PROVIDED DATA:

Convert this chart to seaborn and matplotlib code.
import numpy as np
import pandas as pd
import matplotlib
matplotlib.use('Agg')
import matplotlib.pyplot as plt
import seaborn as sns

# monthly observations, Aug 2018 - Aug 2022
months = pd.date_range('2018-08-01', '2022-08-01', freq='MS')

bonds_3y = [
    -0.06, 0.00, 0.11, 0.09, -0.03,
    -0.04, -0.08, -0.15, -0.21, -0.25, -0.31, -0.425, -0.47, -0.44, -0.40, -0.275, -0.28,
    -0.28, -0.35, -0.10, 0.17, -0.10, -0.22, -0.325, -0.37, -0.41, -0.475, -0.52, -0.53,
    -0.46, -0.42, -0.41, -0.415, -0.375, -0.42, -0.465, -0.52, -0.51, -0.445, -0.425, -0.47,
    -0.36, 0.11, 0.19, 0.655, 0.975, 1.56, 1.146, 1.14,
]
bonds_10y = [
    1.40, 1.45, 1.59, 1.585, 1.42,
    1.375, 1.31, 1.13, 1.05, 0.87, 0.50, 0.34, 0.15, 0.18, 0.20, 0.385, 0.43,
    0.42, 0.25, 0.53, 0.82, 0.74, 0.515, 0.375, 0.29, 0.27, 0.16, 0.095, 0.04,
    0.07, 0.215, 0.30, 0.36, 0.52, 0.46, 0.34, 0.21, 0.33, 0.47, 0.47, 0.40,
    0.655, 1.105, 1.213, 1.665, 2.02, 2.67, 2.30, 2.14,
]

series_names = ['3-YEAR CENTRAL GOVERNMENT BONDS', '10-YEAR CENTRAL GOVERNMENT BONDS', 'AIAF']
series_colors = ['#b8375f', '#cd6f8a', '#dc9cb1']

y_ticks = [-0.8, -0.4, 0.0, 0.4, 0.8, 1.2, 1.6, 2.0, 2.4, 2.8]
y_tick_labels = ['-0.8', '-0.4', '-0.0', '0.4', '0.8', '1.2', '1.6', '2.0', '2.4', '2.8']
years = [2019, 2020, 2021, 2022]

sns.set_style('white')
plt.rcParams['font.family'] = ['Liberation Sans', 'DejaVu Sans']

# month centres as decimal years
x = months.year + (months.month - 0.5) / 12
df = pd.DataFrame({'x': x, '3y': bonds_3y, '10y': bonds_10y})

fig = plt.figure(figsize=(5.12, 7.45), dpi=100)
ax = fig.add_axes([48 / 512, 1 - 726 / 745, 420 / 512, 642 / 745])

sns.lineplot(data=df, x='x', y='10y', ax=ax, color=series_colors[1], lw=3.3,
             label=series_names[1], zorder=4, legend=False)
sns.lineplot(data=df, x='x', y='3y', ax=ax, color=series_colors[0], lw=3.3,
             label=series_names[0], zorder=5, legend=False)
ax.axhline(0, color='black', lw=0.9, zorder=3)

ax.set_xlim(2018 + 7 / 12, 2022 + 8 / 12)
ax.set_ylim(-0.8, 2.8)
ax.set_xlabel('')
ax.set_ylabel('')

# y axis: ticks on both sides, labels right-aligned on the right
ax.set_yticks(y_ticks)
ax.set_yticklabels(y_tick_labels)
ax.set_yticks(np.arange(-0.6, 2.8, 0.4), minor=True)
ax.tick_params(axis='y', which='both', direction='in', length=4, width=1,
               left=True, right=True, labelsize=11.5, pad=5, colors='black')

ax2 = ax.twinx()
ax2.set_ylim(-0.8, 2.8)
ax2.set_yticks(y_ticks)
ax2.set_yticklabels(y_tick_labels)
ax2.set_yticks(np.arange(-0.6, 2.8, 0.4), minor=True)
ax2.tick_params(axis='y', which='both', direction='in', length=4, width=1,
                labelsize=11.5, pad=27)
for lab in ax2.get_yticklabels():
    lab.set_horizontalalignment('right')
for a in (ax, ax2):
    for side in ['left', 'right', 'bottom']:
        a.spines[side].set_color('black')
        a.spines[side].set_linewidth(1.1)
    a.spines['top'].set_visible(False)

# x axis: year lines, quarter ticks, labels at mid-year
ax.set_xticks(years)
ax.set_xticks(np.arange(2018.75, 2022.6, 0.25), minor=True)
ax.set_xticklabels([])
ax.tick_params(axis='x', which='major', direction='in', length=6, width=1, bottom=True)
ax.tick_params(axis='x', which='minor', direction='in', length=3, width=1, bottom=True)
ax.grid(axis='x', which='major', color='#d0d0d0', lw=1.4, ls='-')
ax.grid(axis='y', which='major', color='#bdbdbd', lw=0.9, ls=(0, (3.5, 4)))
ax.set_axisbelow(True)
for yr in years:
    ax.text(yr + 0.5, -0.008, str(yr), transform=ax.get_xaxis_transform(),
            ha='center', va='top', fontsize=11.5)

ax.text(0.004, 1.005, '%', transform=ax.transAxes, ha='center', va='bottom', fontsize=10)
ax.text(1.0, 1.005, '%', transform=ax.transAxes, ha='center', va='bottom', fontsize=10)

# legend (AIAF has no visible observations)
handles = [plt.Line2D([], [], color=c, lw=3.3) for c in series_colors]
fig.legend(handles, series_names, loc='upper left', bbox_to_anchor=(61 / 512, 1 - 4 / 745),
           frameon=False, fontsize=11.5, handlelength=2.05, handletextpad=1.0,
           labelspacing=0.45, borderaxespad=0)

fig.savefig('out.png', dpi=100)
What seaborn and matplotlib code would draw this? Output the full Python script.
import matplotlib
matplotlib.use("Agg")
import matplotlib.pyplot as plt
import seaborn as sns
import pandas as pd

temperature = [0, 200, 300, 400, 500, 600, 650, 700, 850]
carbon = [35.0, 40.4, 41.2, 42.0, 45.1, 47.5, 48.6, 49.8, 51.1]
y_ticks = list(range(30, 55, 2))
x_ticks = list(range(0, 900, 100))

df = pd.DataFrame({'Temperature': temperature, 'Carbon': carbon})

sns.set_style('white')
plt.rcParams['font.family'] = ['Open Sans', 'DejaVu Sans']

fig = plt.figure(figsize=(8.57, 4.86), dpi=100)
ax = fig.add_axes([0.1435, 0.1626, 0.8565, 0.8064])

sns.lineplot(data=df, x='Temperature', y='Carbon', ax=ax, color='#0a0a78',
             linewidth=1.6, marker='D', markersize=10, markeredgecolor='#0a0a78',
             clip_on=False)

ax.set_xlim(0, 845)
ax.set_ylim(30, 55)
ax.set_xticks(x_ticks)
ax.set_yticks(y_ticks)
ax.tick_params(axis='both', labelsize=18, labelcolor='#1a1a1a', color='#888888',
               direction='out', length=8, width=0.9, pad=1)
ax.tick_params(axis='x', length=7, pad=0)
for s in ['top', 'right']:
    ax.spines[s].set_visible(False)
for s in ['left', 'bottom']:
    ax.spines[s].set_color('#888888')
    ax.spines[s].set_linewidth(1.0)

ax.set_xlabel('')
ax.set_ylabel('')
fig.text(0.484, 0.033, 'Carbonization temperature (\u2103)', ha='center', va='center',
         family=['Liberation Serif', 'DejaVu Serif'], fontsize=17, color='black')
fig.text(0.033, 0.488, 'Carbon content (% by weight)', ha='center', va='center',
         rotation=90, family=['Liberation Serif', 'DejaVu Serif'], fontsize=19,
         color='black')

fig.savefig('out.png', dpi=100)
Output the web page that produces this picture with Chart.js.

WHAT TO PRODUCE: Extract and reproduce exactly the lines opening with the line containing "What seaborn and" and closing with the line containing "clip_on=False)", inclusive.

COMPLETED EXERCISE:
What seaborn and matplotlib code would draw this? Output the full Python script.
import matplotlib
matplotlib.use("Agg")
import matplotlib.pyplot as plt
import seaborn as sns
import pandas as pd

temperature = [0, 200, 300, 400, 500, 600, 650, 700, 850]
carbon = [35.0, 40.4, 41.2, 42.0, 45.1, 47.5, 48.6, 49.8, 51.1]
y_ticks = list(range(30, 55, 2))
x_ticks = list(range(0, 900, 100))

df = pd.DataFrame({'Temperature': temperature, 'Carbon': carbon})

sns.set_style('white')
plt.rcParams['font.family'] = ['Open Sans', 'DejaVu Sans']

fig = plt.figure(figsize=(8.57, 4.86), dpi=100)
ax = fig.add_axes([0.1435, 0.1626, 0.8565, 0.8064])

sns.lineplot(data=df, x='Temperature', y='Carbon', ax=ax, color='#0a0a78',
             linewidth=1.6, marker='D', markersize=10, markeredgecolor='#0a0a78',
             clip_on=False)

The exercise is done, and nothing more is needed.